An Upper Devonian shale gas play, emerging the past 2-3 years in remote northern Northeast British Columbia, has the potential to become one of North America’s larger gas fields.
The play is for gas in the Muskwa shale in the Horn River basin 775 miles northwest of Calgary.
EOG Resources Inc., Houston, with 140,000 acres in the play, estimates 70 tcf of gas in place in the shale of which a net 6 tcf seems recoverable. Gas in place in the Muskwa on EOG lands averages 318 bcf/sq mile, 2.5 times that of the Barnett shale in Johnson County, Tex., in the Fort Worth basin south of Fort Worth.
EnCana Corp. and Apache Corp. hold a combined 400,000 acres in the play in a 50-50 area of mutual interest. Other independents have smaller leaseholds, and the total area under lease is estimated at 600,000-700,000 acres.
EOG said its land is in the richest gas-in-place portion of the play, where the Muskwa is half again as thick as its thickest Johnson County Barnett shale.
The play is sparsely drilled so far, so much so that Apache told analysts it is still determining whether it is commercial. If commercial, it would expose Apache to 3-6 tcf of net recovery.
EOG said it expects Muskwa to develop more slowly than the Barnett.
The company estimated that industry will have drilled a total of 17-21 horizontal wells in the play by the end of 2008. EnCana-Apache will drill nine horizontal wells and EOG two vertical and four to eight horizontal wells this year.
Formations compared
The Muskwa shale, which lies at about the same depth as the Barnett, is thicker and has higher pressure than the Barnett in the Northeast BC area south of Fort Liard, NWT, EOG said.
Muskwa is geologically less complex than the Barnett, with equivalent permeability of 230 nanodarcies, equivalent 4% gas-filled porosity, 2.8% vitrinite reflectance, better silica content at 65%, and no water.
The Muskwa has continuous gas thicknesses in the upper and lower parts of the formation, which will smooth completions.
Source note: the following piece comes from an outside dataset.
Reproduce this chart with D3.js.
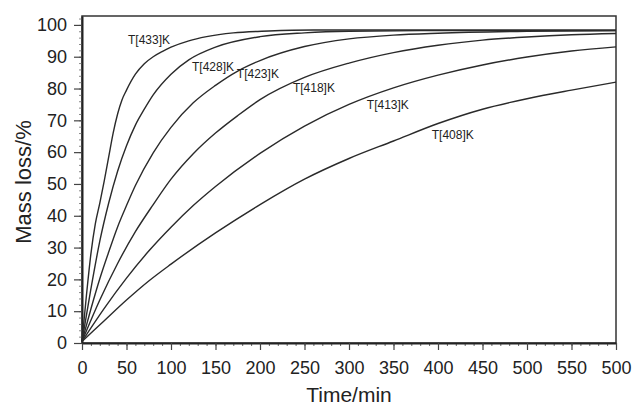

EOG has a large proprietary data base of core, log, and microseismic data from area wells that were drilled through the formation.
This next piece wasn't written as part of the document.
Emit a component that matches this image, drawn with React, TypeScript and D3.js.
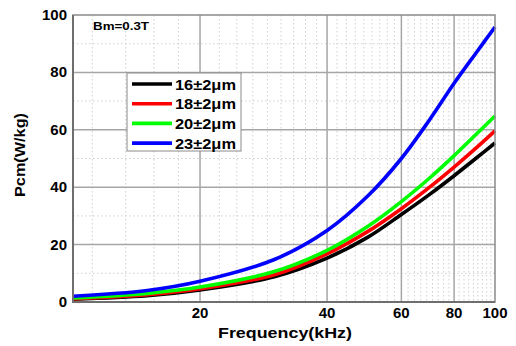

The Muskwa has limited faulting, and the carbonate that underlies it has no sinkholes, EOG added.
EOG’s expectations in the Barnett grew from a 10-12% recovery factor in 2004 to as much as 20% by late 2005 to 30% maximum in early 2007 and then to 50-55% in late 2007.
In the Muskwa, the company initially assumes 20-30% recovery. Using 20% recovery and viewing 60% of its acreage as prospective is how the company reached the initial estimate of 6 tcf recoverable. The calculation takes into account 12% carbon dioxide in the gas and 85% net revenue interest.
Wells would likely be on 40-acre spacing initially.
Early drilling
Two large gas pipelines flank the Muskwa play.
EOG plans to begin production in June 2008 from its first two wells through a 15-km gathering line to a 24 MMcfd conditioning plant and doesn’t see important contributions of production until 2010-11.
Apache, which has referred to the shale as “Ootla,” plans to experiment with different multistage fracs this year to enhance flow rates.
EOG’s first vertical Muskwa well, in 2006, made 750 Mcfd after a two-stage frac.
Its first horizontal well in 2007 tested 5 MMcfd after a six-stage completion in 3,000 ft of mostly off-azimuth (to formation fractures) lateral. Reservoir simulation of that well indicated ultimate recovery of 4-6 bcf/well if the full length of the lateral had been on azimuth.
EOG’s second horizontal well tested 4.2 MMcfd after a five-stage completion in a 1,700-ft lateral. Its third well made 3.5 MMcfd with a five-stage completion in a 1,600-ft lateral.
A 120 MMcfd gas processing plant at Fort Nelson, BC, has a 450 MMcfd capacity if existing trains are restarted, and even more capacity will be needed if the play turns out to be as large as the Barnett, EOG said.
Other considerations
EOG sees at least four reasons for caution in its expectations for Muskwa play progress.
It has few drilling results, although the company reported a one-third drilling time reduction on its second 2008 horizontal well.
The longest an existing well has been on production is 10 months.
Permits must be obtained from native corporations that own much of the basin’s surface rights.
Assembling a technical staff to operate in the remote basin will be a challenge.
Overall, it estimated that the play’s rate of return will not be quite that of the Barnett shale but will still be acceptable.
EOG floated early development well cost assumptions of $9.4 million/well plus $600,000 for leasehold and tie-in, but Apache indicated that much lower costs should be obtainable.
Other participants in the play include Nexen Inc., Devon Energy Canada, and Crew Energy Inc., Calgary. Storm Ventures International Inc. and Storm Exploration Inc. were pursuing acreage in late 2007, and the province is to offer more leases this month and next.